Nelle parole di Anadol, tratte da un’intervista concessa all’ARTnews, l’Intelligenza Artificiale è il nuovo telaio, il nuovo pennello. Analogamente, Nvidia non fornisce solo uno strumento, ma pigmenti e tele con cui creare. Nel suo percorso artistico, Anadol ha trovato un grande successo utilizzando algoritmi di apprendimento automatico per produrre installazioni immersive, performance audiovisive dal vivo e opere d’arte tokenizzate sulla blockchain.

Un altro caso degno di nota è quello di Alex Reben, il quale sostiene che artisti e ricercatori artistici hanno sempre lavorato con aziende e istituzioni per sviluppare e testare il potenziale di nuovi strumenti, dai copiatori Xerox alla pittura acrilica, fino ai plotter per computer.
Reben ritiene che lavorare con l’IA abbia una certa familiarità: proprio come si è fatto con i primi computer negli anni ’60, anche ora l’accesso all’IA ha significato lavorare con le istituzioni che la sviluppano.

In questo panorama, dunque, non si tratta di scendere a patti con il nemico, ma di intraprendere un cammino di scoperta delle potenzialità creative di strumenti sempre più sofisticati, mantenendo la propria autonomia artistica nel processo. Collaborazioni tra artisti e aziende d’Intelligenza Artificiale possono rappresentare un’occasione unica per esplorare nuove forme d’espressione artistica.

Se una volta furono i tessitori a temere il telaio meccanico di Cartwright, oggi gli artisti sembrano accogliere l’innovazione portata dall’IA, trasformandola da minaccia in opportunità. Perché il mestiere dell’artista, a dispetto di quanto pensasse Cartwright, non è replicabile da una macchina: così come il telaio non può sostituire la creatività del tessitore, anche l’Intelligenza Artificiale non potrà mai competere con l’unicità dell’estro artistico.

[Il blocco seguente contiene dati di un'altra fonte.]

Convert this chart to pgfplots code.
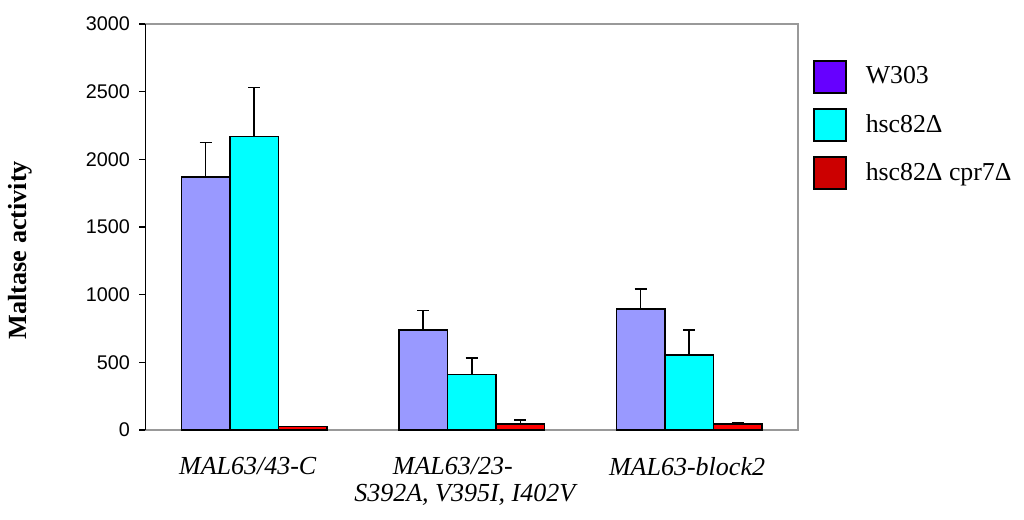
\documentclass[border=0pt]{standalone}
\usepackage{pgfplots}
\pgfplotsset{compat=1.18}
\usepackage{fontspec}
\setmainfont{Liberation Serif}
\newfontfamily\arialfont{Liberation Sans}
\definecolor{lav}{HTML}{9999FF}
\definecolor{legpurple}{HTML}{6600FF}
\definecolor{cyanb}{HTML}{00FFFF}
\definecolor{redb}{HTML}{FF0000}
\definecolor{legred}{HTML}{CC0000}
\definecolor{axgray}{HTML}{999999}
\begin{document}
\begin{tikzpicture}
\path[use as bounding box] (-72.75pt,-45pt) rectangle (439.25pt,215pt);
\begin{axis}[
  at={(0,0)}, anchor=south west,
  scale only axis,
  width=326.25pt, height=203pt,
  xmin=-0.5, xmax=2.5,
  ymin=0, ymax=3000,
  ytick={0,500,1000,1500,2000,2500,3000},
  ytick pos=left,
  xtick={-0.03,0.968,1.99},
  xticklabels={{MAL63/43-C},{MAL63/23-\hspace*{12pt}\\S392A, V395I, I402V},{MAL63-block2}},
  xticklabel style={align=center, font=\fontsize{13}{13.5}\selectfont\itshape, yshift=-7.3pt},
  x tick style={draw=none},
  major x tick style={draw=none},
  tick align=outside,
  y tick style={black, line width=0.6pt},
  major tick length=3pt,
  yticklabel style={font=\arialfont\fontsize{9.9}{11}\selectfont, xshift=-1.3pt},
  /pgf/number format/assume math mode=true,
  /pgf/number format/1000 sep={},
  axis line style={draw=axgray, line width=0.6pt},
  clip=false,
  ylabel={Maltase activity},
  every axis y label/.style={at={(axis description cs:-0.19234,0.443)}, rotate=90, anchor=center, font=\bfseries\fontsize{13.1}{14}\selectfont},
  legend image code/.code={\draw[#1, draw=black, line width=1pt] (0pt,-8pt) rectangle (16pt,8pt);},
  legend style={at={(rel axis cs:1,1)}, anchor=north west, xshift=7.5pt, yshift=-17.6pt,
    draw=none, fill=none, inner sep=0pt, row sep=7.2pt,
    font=\fontsize{12.9}{14}\selectfont,
    nodes={inner sep=0pt, anchor=west}, column sep=9.2pt},
  legend cell align=left,
]
\addplot[ybar, bar width=0.2235, bar shift=0, fill=lav, draw=black, line width=0.75pt, forget plot,
  error bars/.cd, y dir=plus, y explicit, error bar style={black, line width=0.8pt}, error mark options={rotate=90, mark size=3pt, black, line width=0.8pt}]
  coordinates {(-0.2235,1870) +- (0,253) (0.7765,739) +- (0,145) (1.7765,895) +- (0,146)};
\addplot[ybar, bar width=0.2235, bar shift=0, fill=cyanb, draw=black, line width=0.75pt, forget plot,
  error bars/.cd, y dir=plus, y explicit, error bar style={black, line width=0.8pt}, error mark options={rotate=90, mark size=3pt, black, line width=0.8pt}]
  coordinates {(0,2167) +- (0,363) (1,409) +- (0,121) (2,556) +- (0,183)};
\addplot[ybar, bar width=0.2235, bar shift=0, fill=redb, draw=black, line width=0.75pt, forget plot,
  error bars/.cd, y dir=plus, y explicit, error bar style={black, line width=0.8pt}, error mark options={rotate=90, mark size=3pt, black, line width=0.8pt}]
  coordinates {(0.2235,25) +- (0,0) (1.2235,44) +- (0,28) (2.2235,44) +- (0,12)};
\draw[black, line width=0.6pt] (rel axis cs:0,0) -- (rel axis cs:0,1);
\addlegendimage{fill=legpurple}
\addlegendentry{W303}
\addlegendimage{fill=cyanb}
\addlegendentry{hsc82Δ}
\addlegendimage{fill=legred}
\addlegendentry{hsc82Δ cpr7Δ}
\end{axis}
\end{tikzpicture}
\end{document}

In definitiva, la risposta alla domanda se gli artisti dovrebbero lavorare con le aziende di IA pare essere un risonante “sì”, purché mantengano la loro unicità senza succumbere alle tentazioni dell’omologazione tecnologica. Ricordando sempre che l’IA, seppur incredibilmente avanzata, rimane solo uno strumento, e che l’arte è da sempre espressione dell’animo umano, in tutte le sue imperfezioni e contraddizioni, che nessuna tecnologia potrà mai riprodurre.